Given task
Return precisely the span of lines from the top of the material below to the line containing "import pandas as pd", both included. Pictures are excluded.

Dataset extract
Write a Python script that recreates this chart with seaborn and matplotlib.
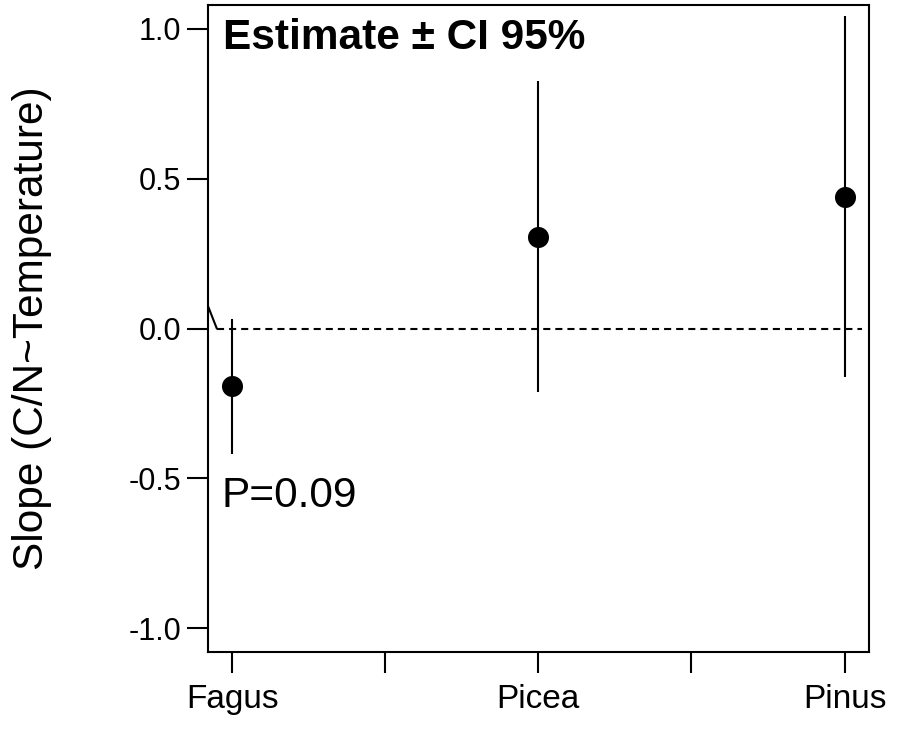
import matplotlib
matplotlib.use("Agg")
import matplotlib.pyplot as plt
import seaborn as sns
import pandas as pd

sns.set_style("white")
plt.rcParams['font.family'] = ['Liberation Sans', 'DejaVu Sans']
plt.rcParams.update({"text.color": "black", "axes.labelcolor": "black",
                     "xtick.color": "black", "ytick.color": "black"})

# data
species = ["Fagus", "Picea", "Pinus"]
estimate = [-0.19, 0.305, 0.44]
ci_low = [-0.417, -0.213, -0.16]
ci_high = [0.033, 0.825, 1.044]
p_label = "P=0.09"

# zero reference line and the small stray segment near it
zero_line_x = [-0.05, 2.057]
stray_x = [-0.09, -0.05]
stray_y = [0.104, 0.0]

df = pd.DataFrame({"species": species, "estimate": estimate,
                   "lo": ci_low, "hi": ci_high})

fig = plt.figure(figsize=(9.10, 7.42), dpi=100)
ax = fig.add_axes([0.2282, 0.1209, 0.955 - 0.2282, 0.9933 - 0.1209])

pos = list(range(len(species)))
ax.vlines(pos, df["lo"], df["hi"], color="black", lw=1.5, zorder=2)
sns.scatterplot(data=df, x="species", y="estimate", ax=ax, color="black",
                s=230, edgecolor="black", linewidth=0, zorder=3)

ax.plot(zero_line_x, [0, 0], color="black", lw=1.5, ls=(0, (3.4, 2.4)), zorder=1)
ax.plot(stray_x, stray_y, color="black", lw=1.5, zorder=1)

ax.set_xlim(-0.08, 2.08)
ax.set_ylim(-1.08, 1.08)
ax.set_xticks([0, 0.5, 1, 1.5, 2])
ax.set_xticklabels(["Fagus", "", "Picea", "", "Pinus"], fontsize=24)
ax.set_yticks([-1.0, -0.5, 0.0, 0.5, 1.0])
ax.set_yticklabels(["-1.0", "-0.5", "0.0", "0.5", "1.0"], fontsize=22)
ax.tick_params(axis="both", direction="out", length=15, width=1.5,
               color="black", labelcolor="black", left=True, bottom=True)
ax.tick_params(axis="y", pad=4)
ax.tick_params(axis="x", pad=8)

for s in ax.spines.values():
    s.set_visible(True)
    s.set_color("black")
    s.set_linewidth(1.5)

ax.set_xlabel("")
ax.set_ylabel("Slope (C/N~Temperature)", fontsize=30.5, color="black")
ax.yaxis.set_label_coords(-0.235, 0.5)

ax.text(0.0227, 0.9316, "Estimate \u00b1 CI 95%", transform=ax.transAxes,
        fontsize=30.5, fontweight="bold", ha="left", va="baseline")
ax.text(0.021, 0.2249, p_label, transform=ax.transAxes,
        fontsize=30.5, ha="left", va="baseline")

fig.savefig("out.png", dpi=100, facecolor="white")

Output below
Write a Python script that recreates this chart with seaborn and matplotlib.
import matplotlib
matplotlib.use("Agg")
import matplotlib.pyplot as plt
import seaborn as sns
import pandas as pd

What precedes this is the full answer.